Country: Canada, Ireland
Director: Lenny Abrahamson
Writer: Emma Donoghue
Music: Stephen Rennicks
Cinematography: Danny Cohen
William H. Macy
A Canada-Irish co-production from Irish director Lenny Abrahamson, the follow-up of his kooky psychodrama FRANK (2014). It wins Brie Larson a coveted Oscar for BEST LEADING ACTRESS, but the real backbone of this bracing indie drama is its 9-year-old child genius Jacob Tremblay.
Joy (Larson), is captured by a man she calls Old Nick (Bridgers) 7 years ago, as his sex slave, she is locked inside a room with only a skylight above, and she gives birth to a son named Jack (Tremblay). Now Jack is five years old, he has never been outside the room, and Joy hatches a daring escape plan which puts Jack at the mercy of his luck, but it seems to be their only chance to get out of the living hell.

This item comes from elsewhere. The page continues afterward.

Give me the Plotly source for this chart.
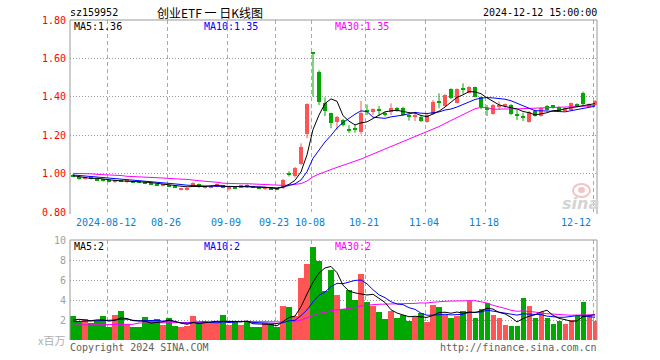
import plotly.graph_objects as go

# ---------------- data ----------------
title_code = "sz159952"
title_name = "创业ETF 一 日K线图"
stamp = "2024-12-12 15:00:00"

tick_index = [6, 16, 26, 34, 40, 49, 59, 69, 87]
tick_labels = ["2024-08-12", "08-26", "09-09", "09-23", "10-08", "10-21", "11-04", "11-18", "12-12"]

price_ticks = [0.80, 1.00, 1.20, 1.40, 1.60, 1.80]
price_tick_text = ["0.80", "1.00", "1.20", "1.40", "1.60", "1.80"]
vol_ticks = [2, 4, 6, 8, 10]
vol_tick_text = ["2", "4", "6", "8", "10"]

open_ = [0.995, 0.982, 0.972, 0.978, 0.975, 0.966, 0.963, 0.958, 0.963, 0.958,
         0.961, 0.958, 0.955, 0.947, 0.946, 0.936, 0.941, 0.934, 0.916, 0.918,
         0.932, 0.946, 0.925, 0.926, 0.932, 0.940, 0.920, 0.926, 0.929, 0.942,
         0.932, 0.925, 0.920, 0.928, 0.923, 0.925, 0.998, 0.985, 1.048, 1.206,
         1.632, 1.531, 1.366, 1.317, 1.270, 1.279, 1.229, 1.233, 1.218, 1.325,
         1.323, 1.330, 1.312, 1.323, 1.338, 1.340, 1.298, 1.298, 1.296, 1.270,
         1.310, 1.373, 1.352, 1.441, 1.370, 1.443, 1.421, 1.449, 1.397, 1.337,
         1.310, 1.349, 1.354, 1.357, 1.307, 1.295, 1.270, 1.327, 1.300, 1.352,
         1.350, 1.345, 1.328, 1.331, 1.359, 1.421, 1.352, 1.357]
high_ = [0.998, 0.985, 0.983, 0.981, 0.977, 0.970, 0.965, 0.968, 0.966, 0.965,
         0.963, 0.960, 0.957, 0.950, 0.948, 0.945, 0.943, 0.937, 0.926, 0.928,
         0.955, 0.948, 0.938, 0.940, 0.948, 0.942, 0.930, 0.929, 0.941, 0.944,
         0.935, 0.928, 0.930, 0.930, 0.925, 0.972, 1.012, 1.035, 1.158, 1.366,
         1.632, 1.538, 1.397, 1.317, 1.300, 1.285, 1.252, 1.255, 1.378, 1.360,
         1.340, 1.352, 1.322, 1.366, 1.347, 1.348, 1.310, 1.322, 1.303, 1.313,
         1.383, 1.418, 1.414, 1.444, 1.444, 1.470, 1.456, 1.453, 1.401, 1.357,
         1.362, 1.375, 1.365, 1.362, 1.331, 1.317, 1.327, 1.333, 1.345, 1.357,
         1.357, 1.350, 1.345, 1.370, 1.366, 1.427, 1.366, 1.383]
low_ = [0.982, 0.968, 0.968, 0.969, 0.962, 0.958, 0.955, 0.952, 0.957, 0.950,
        0.953, 0.951, 0.946, 0.942, 0.936, 0.933, 0.933, 0.925, 0.912, 0.912,
        0.930, 0.926, 0.922, 0.924, 0.930, 0.924, 0.911, 0.920, 0.927, 0.926,
        0.927, 0.919, 0.915, 0.915, 0.913, 0.920, 0.985, 0.980, 1.045, 1.184,
        1.401, 1.357, 1.300, 1.236, 1.228, 1.245, 1.212, 1.213, 1.204, 1.305,
        1.305, 1.300, 1.297, 1.305, 1.322, 1.300, 1.276, 1.274, 1.269, 1.265,
        1.305, 1.340, 1.349, 1.387, 1.366, 1.415, 1.418, 1.397, 1.335, 1.300,
        1.307, 1.331, 1.340, 1.305, 1.279, 1.274, 1.265, 1.297, 1.297, 1.328,
        1.338, 1.325, 1.325, 1.328, 1.345, 1.355, 1.345, 1.352]
close_ = [0.985, 0.975, 0.980, 0.972, 0.966, 0.962, 0.958, 0.965, 0.960, 0.962,
          0.955, 0.955, 0.948, 0.945, 0.938, 0.942, 0.935, 0.930, 0.923, 0.925,
          0.952, 0.929, 0.935, 0.937, 0.944, 0.926, 0.926, 0.924, 0.939, 0.928,
          0.930, 0.923, 0.925, 0.918, 0.916, 0.968, 0.993, 1.030, 1.138, 1.360,
          1.626, 1.371, 1.328, 1.262, 1.296, 1.253, 1.227, 1.231, 1.314, 1.322,
          1.334, 1.328, 1.310, 1.340, 1.336, 1.305, 1.296, 1.300, 1.276, 1.305,
          1.374, 1.370, 1.409, 1.392, 1.441, 1.440, 1.453, 1.401, 1.345, 1.334,
          1.357, 1.354, 1.358, 1.310, 1.304, 1.292, 1.322, 1.300, 1.340, 1.331,
          1.347, 1.328, 1.342, 1.366, 1.356, 1.362, 1.361, 1.378]

# volume, in millions (x百万)
volume = [2.4, 1.93, 2.07, 1.73, 1.93, 2.4, 1.33, 2.5, 2.9, 1.6,
          1.33, 1.33, 2.27, 1.93, 2.07, 1.5, 2.2, 1.4, 1.33, 1.4,
          2.4, 1.67, 1.93, 1.67, 1.67, 2.5, 1.5, 1.93, 1.5, 1.93,
          1.27, 1.33, 1.67, 1.57, 1.27, 3.4, 3.33, 2.4, 6.23, 7.63,
          9.33, 7.93, 4.9, 7.0, 4.5, 3.07, 5.0, 4.0, 6.6, 3.83,
          3.43, 2.83, 2.1, 2.9, 2.23, 2.47, 1.93, 2.33, 2.73, 1.83,
          3.5, 3.33, 2.5, 2.23, 2.43, 2.9, 3.9, 2.23, 3.1, 3.73,
          2.5, 2.23, 1.5, 1.4, 1.4, 4.17, 3.4, 2.23, 2.83, 2.23,
          1.6, 1.93, 1.6, 2.0, 2.4, 3.83, 2.4, 1.93]

# moving-average values before enough in-window history exists
ma5_head = [0.989, 0.984, 0.979, 0.975]
ma10_head = [0.993, 0.990, 0.988, 0.985, 0.982, 0.980, 0.977, 0.975, 0.972]
ma30_head = [1.001, 1.001, 1.000, 0.999, 0.996, 0.995, 0.994, 0.993, 0.990, 0.986,
             0.985, 0.984, 0.982, 0.979, 0.978, 0.977, 0.975, 0.972, 0.971, 0.970,
             0.968, 0.963, 0.960, 0.958, 0.955, 0.950, 0.948, 0.947, 0.947]
vma5_head = [2.0, 2.07, 2.0, 1.93]
vma10_head = [1.83, 1.85, 1.88, 1.9, 1.92, 1.93, 1.93, 2.0, 2.07]
vma30_head = [1.5, 1.5, 1.5, 1.5, 1.5, 1.5, 1.5, 1.57, 1.57, 1.57,
              1.57, 1.7, 1.7, 1.72, 1.75, 1.77, 1.77, 1.77, 1.77, 1.77,
              1.77, 1.77, 1.77, 1.78, 1.8, 1.83, 1.85, 1.86, 1.87]

ma_labels = ["MA5:1.36", "MA10:1.35", "MA30:1.35"]
vma_labels = ["MA5:2", "MA10:2", "MA30:2"]

# ---------------- styling ----------------
RED = "#ff5555"
GREEN = "#00a800"
MONO = "DejaVu Sans Mono"
CJK = "Noto Sans CJK SC"
W, H = 660, 360
L, R, T, B = 70, 597, 20, 340   # plot-area pixel box


def rolling(vals, w, head):
    out = list(head)
    for i in range(len(head), len(vals)):
        out.append(sum(vals[i - w + 1:i + 1]) / w)
    return out


n = len(close_)
xs = list(range(n))
up = [c >= o for o, c in zip(open_, close_)]

fig = go.Figure()

# candle bodies and wicks
for flag, col in ((True, RED), (False, GREEN)):
    bx = [i for i in xs if up[i] == flag]
    base = [min(open_[i], close_[i]) for i in bx]
    hgt = [max(abs(close_[i] - open_[i]), 0.0055) for i in bx]
    fig.add_trace(go.Bar(x=bx, y=hgt, base=base, width=0.8, marker=dict(color=col, line=dict(width=0)),
                         xaxis="x", yaxis="y", hoverinfo="skip", showlegend=False))
    wx, wy = [], []
    for i in bx:
        wx += [i, i, None]
        wy += [low_[i], high_[i], None]
    fig.add_trace(go.Scatter(x=wx, y=wy, mode="lines", line=dict(color=col, width=1),
                             xaxis="x", yaxis="y", hoverinfo="skip", showlegend=False))

# price moving averages
for vals, col in ((rolling(close_, 30, ma30_head), "#ff00ff"),
                  (rolling(close_, 10, ma10_head), "#0000ff"),
                  (rolling(close_, 5, ma5_head), "#000000")):
    fig.add_trace(go.Scatter(x=xs, y=vals, mode="lines", line=dict(color=col, width=1),
                             xaxis="x", yaxis="y", hoverinfo="skip", showlegend=False))

# volume bars
fig.add_trace(go.Bar(x=xs, y=volume, width=0.84,
                     marker=dict(color=[RED if u else GREEN for u in up], line=dict(width=0)),
                     xaxis="x2", yaxis="y2", hoverinfo="skip", showlegend=False))
for vals, col in ((rolling(volume, 30, vma30_head), "#ff00ff"),
                  (rolling(volume, 10, vma10_head), "#0000ff"),
                  (rolling(volume, 5, vma5_head), "#000000")):
    fig.add_trace(go.Scatter(x=xs, y=vals, mode="lines", line=dict(color=col, width=1),
                             xaxis="x2", yaxis="y2", hoverinfo="skip", showlegend=False))

grid_x = [t - 0.33 for t in tick_index]
xcommon = dict(range=[-0.5, 87.33], tickvals=grid_x, showticklabels=False, ticks="",
               showgrid=True, gridcolor="#aaaaaa", gridwidth=1, griddash="4px,3px",
               zeroline=False, showline=False, fixedrange=True)

main_top = 1.0
main_bot = (B - 212) / (B - T)
vol_top = (B - 240) / (B - T)

fig.update_layout(
    width=W, height=H, margin=dict(l=L, r=W - R, t=T, b=H - B),
    paper_bgcolor="white", plot_bgcolor="white", barmode="overlay", bargap=0,
    showlegend=False,
    xaxis=dict(domain=[0, 1], anchor="y", **xcommon),
    xaxis2=dict(domain=[0, 1], anchor="y2", matches="x", **xcommon),
    yaxis=dict(domain=[main_bot, main_top], range=[0.8, 1.8], tickvals=price_ticks, ticktext=price_tick_text,
               tickfont=dict(family=MONO, size=10, color="#ff0000"), ticks="", showgrid=False,
               zeroline=False, showline=False, fixedrange=True, ticklabelstandoff=3,
               minor=dict(tickvals=[1.0, 1.2, 1.4, 1.6], showgrid=True, gridcolor="#999999",
                          griddash="1px,2px", gridwidth=1, ticks="")),
    yaxis2=dict(domain=[0, vol_top], range=[0, 10], tickvals=vol_ticks, ticktext=vol_tick_text,
                tickfont=dict(family=MONO, size=10, color="#a0a0a0"), ticks="", showgrid=False,
                zeroline=False, showline=False, fixedrange=True, ticklabelstandoff=3,
                minor=dict(tickvals=[2, 4, 6, 8], showgrid=True, gridcolor="#999999",
                           griddash="1px,2px", gridwidth=1, ticks="")),
)


def px(xp):
    return (xp - L) / (R - L)


def py(yp):
    return (B - yp) / (B - T)


shapes = []
for (x0, y0, x1, y1) in [(L, T, R, T), (L, T, L, 214), (R, T, R, 214),
                         (L, 240, R, 240), (L, 240, L, B), (R, 240, R, B)]:
    shapes.append(dict(type="line", xref="paper", yref="paper", x0=px(x0), y0=py(y0), x1=px(x1), y1=py(y1),
                       line=dict(color="#999999", width=1)))
# faint sina eye logo (watermark)
shapes.append(dict(type="circle", xref="paper", yref="paper", x0=px(573), x1=px(590), y0=py(197), y1=py(184),
                   line=dict(color="#f2c4c4", width=2), fillcolor="rgba(0,0,0,0)", layer="below"))
shapes.append(dict(type="circle", xref="paper", yref="paper", x0=px(578), x1=px(585), y0=py(193), y1=py(187),
                   line=dict(width=0), fillcolor="#f2c4c4", layer="below"))
fig.update_layout(shapes=shapes)

anns = []


def ann(text, xp, yp, anchor="left", color="#000", size=10, family=MONO, **kw):
    anns.append(dict(text=text, x=px(xp), y=py(yp), xref="paper", yref="paper", xanchor=anchor,
                     yanchor="middle", showarrow=False, borderpad=0,
                     font=dict(family=family, size=size, color=color), **kw))


ann(title_code, 69, 13)
ann(title_name, 210, 13, anchor="center", size=12, family=CJK)
ann(stamp, 598, 13, anchor="right")
for txt, xp, col in zip(ma_labels, (73, 203, 334), ("#000000", "#0000ff", "#ff00ff")):
    ann(txt, xp, 26, color=col)
for txt, xp, col in zip(vma_labels, (73, 203, 334), ("#000000", "#0000ff", "#ff00ff")):
    ann(txt, xp, 246, color=col)
for k, (ti, tl) in enumerate(zip(tick_index, tick_labels)):
    gx = 73 + 6 * ti - 2
    if k == len(tick_index) - 1:
        ann(tl, gx - 1, 222, anchor="right", color="#0a80d0")
    else:
        ann(tl, gx - 1.5, 222, anchor="center", color="#0a80d0")
ann("x百万", 66, 340, anchor="right", color="#b0b0b0", size=11, family=CJK)
ann("Copyright 2024 SINA.COM", 69, 347, color="#606060")
ann("http://finance.sina.com.cn", 598, 347, anchor="right", color="#606060")
ann("<b><i>sina</i></b>", 580, 203, anchor="center", color="#d4d4d4", size=16, family="DejaVu Sans")
fig.update_layout(annotations=anns)

fig.write_html("out.html")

The first hour (before Joy’s plan) is entirely shot inside the room, a small shed, Abrahamson has done a phenomenal job to circumvent the claustrophobic setting and elicited an exceptional two-hander between Larson and Tremblay, especially the latter, who is born under such a unique situation, which makes his view of life worlds apart from our common sense and himself a perfect focus point for viewers to scrutinise under the lens of the dramatic sea change soon he is going to experience. Joy’s protective strategy works well for a toddler in this extremely unhealthy growing environment (he has to submerge into imagination for companionship, believes everything shown on TV is not real, and the room is their whole world), but when she needs him to assist her in the plan to escape, she must shatter the entire fabrication and tell him what is the real world, here, the clash reaches its boiling point, again, Tremblay is such a godsend to watch, accurately expresses Jack’s confusion, denial, fear and maturity from writer Emma Donoghue’s taut but rational script.
The next hour is less engaging, when Joy and Jack reunite in the outside world, Jack meets his grandmother Nancy (Allen, a fresh welcome to high-quality cinema since she is so overdue for recognition) and grandfather Robert (Macy, a small cameo, but his reunion with Allen as a couple hits the nostalgic sweet spot) for the first time, although they have separated since the missing of Joy, the cognitive knowledge of the real world is a lengthy and time-consuming progress for Jack, but thankfully he has no sequelae of the captivity and it turns out fine for him. It is Joy, who is struggling with depression, anger and guilt, collapses in the real world, Jack becomes her sole strength to overcome her psychological hurdles and there is a brand new life awaits them.
ROOM has an all-approaching, soul-touching story at its kernel, burnished with a brilliant cast (the film is unswervingly taking the stance from Jack’s viewpoint, which does make Larson’s Oscar-winning showcase less reverberating than in SHORT TERM 12, 2013, although Larson’s tenacity and mastery of emotions are peerless), and a humble diegetic approach through a child’s eye, it adamantly gives rise to a heartfelt sensation without sensationalising its characterisation, a singular accomplish under the belt of Abrahamson and the sterling teamwork.